Personnel                 :************************************************** ($173,897,464.59)
Consultants               :******** ($20,000,204.16)
Vehicles                  :* ($4,353,986.78)
Equipment Rental          :* ($662,073.68)
Travel                    :* ($1,900,157.32)
Other Occupancy           :* ($2,417,954.96)
Communications            :* ($2,528,896.25)
Printing/Supplies         :** ($5,786,099.09)
Raw Food/Disposables      :******** ($21,483,798.25)
Catered Food/Disposables  :******* ($18,358,357.21)
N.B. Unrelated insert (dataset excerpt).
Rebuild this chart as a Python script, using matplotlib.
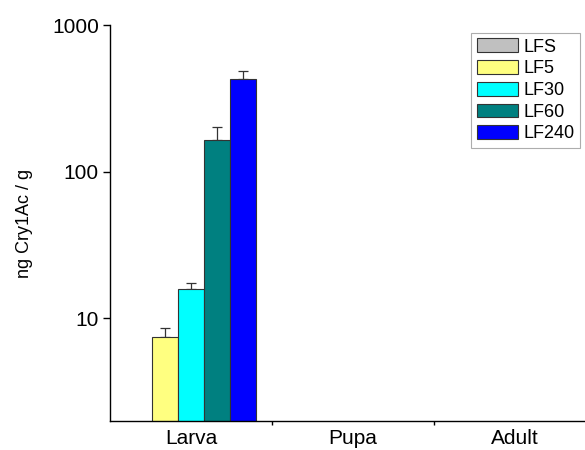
import numpy as np
import matplotlib
matplotlib.use("Agg")
import matplotlib.pyplot as plt
from matplotlib.ticker import FixedLocator, NullLocator, FixedFormatter

plt.rcParams["font.family"] = ["Liberation Sans", "DejaVu Sans"]

stages = ["Larva", "Pupa", "Adult"]
series = ["LFS", "LF5", "LF30", "LF60", "LF240"]
colors = ["#c0c0c0", "#ffff80", "#00ffff", "#008080", "#0000ff"]

# mean concentration (ng/g) per series, one value per stage; nan = not shown
lfs = [np.nan, np.nan, np.nan]
lf5 = [7.5, np.nan, np.nan]
lf30 = [15.9, np.nan, np.nan]
lf60 = [165, np.nan, np.nan]
lf240 = [427, np.nan, np.nan]

# upper error (ng/g)
lfs_err = [np.nan, np.nan, np.nan]
lf5_err = [1.1, np.nan, np.nan]
lf30_err = [1.5, np.nan, np.nan]
lf60_err = [38, np.nan, np.nan]
lf240_err = [57, np.nan, np.nan]

values = [lfs, lf5, lf30, lf60, lf240]
errors = [lfs_err, lf5_err, lf30_err, lf60_err, lf240_err]

fig = plt.figure(figsize=(5.85, 4.5), dpi=100)
ax = fig.add_axes([0.188, 0.0644, 0.831, 0.88])

x = np.arange(len(stages))
w = 0.16
for i, (name, vals, errs, c) in enumerate(zip(series, values, errors, colors)):
    pos = x + (i - 2) * w
    vals = np.array(vals, dtype=float)
    errs = np.array(errs, dtype=float)
    ax.bar(pos, vals, width=w, bottom=0,
           color=c, edgecolor="#333333", linewidth=0.8, label=name, zorder=2)
    ax.errorbar(pos, vals, yerr=[np.zeros_like(errs), errs], fmt="none",
                ecolor="#333333", elinewidth=0.9, capsize=3.5, capthick=0.9, zorder=1)

ax.set_yscale("log")
ax.set_ylim(2, 1000)
ax.set_xlim(-0.5, 2.5)

ax.yaxis.set_major_locator(FixedLocator([10, 100, 1000]))
ax.yaxis.set_major_formatter(FixedFormatter(["10", "100", "1000"]))
ax.yaxis.set_minor_locator(NullLocator())
ax.tick_params(axis="y", which="major", length=5, width=1.0, labelsize=15, pad=3)

ax.set_xticks(x)
ax.set_xticklabels(stages)
ax.set_xticks([0.5, 1.5], minor=True)
ax.tick_params(axis="x", which="major", length=0, labelsize=15, pad=6)
ax.tick_params(axis="x", which="minor", length=3, width=1.0)

for s in ["top", "right"]:
    ax.spines[s].set_visible(False)
for s in ["left", "bottom"]:
    ax.spines[s].set_linewidth(1.0)

ax.set_ylabel("ng Cry1Ac / g", fontsize=13, labelpad=14)

leg = ax.legend(loc="upper right", bbox_to_anchor=(580 / 585, 1 - 33 / 450),
                bbox_transform=fig.transFigure, fontsize=13, frameon=True,
                fancybox=False, edgecolor="#999999", handlelength=2.3,
                handleheight=0.8, labelspacing=0.25, handletextpad=0.3,
                borderpad=0.3, borderaxespad=0)
leg.get_frame().set_linewidth(0.8)

fig.savefig("out.png", dpi=100)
Program Insurance         :* ($1,613,361.68)
Other Expenses            :**** ($10,046,227.12)
Rent                      :***** ($12,785,264.43)
Utilities                 :* ($1,945,006.00)
Rent Usage Charges        : ($0.00)


**Disclosure**
ChatGPT was used as a discussion partner when translating the logic and conditions into codes for generating sparksline.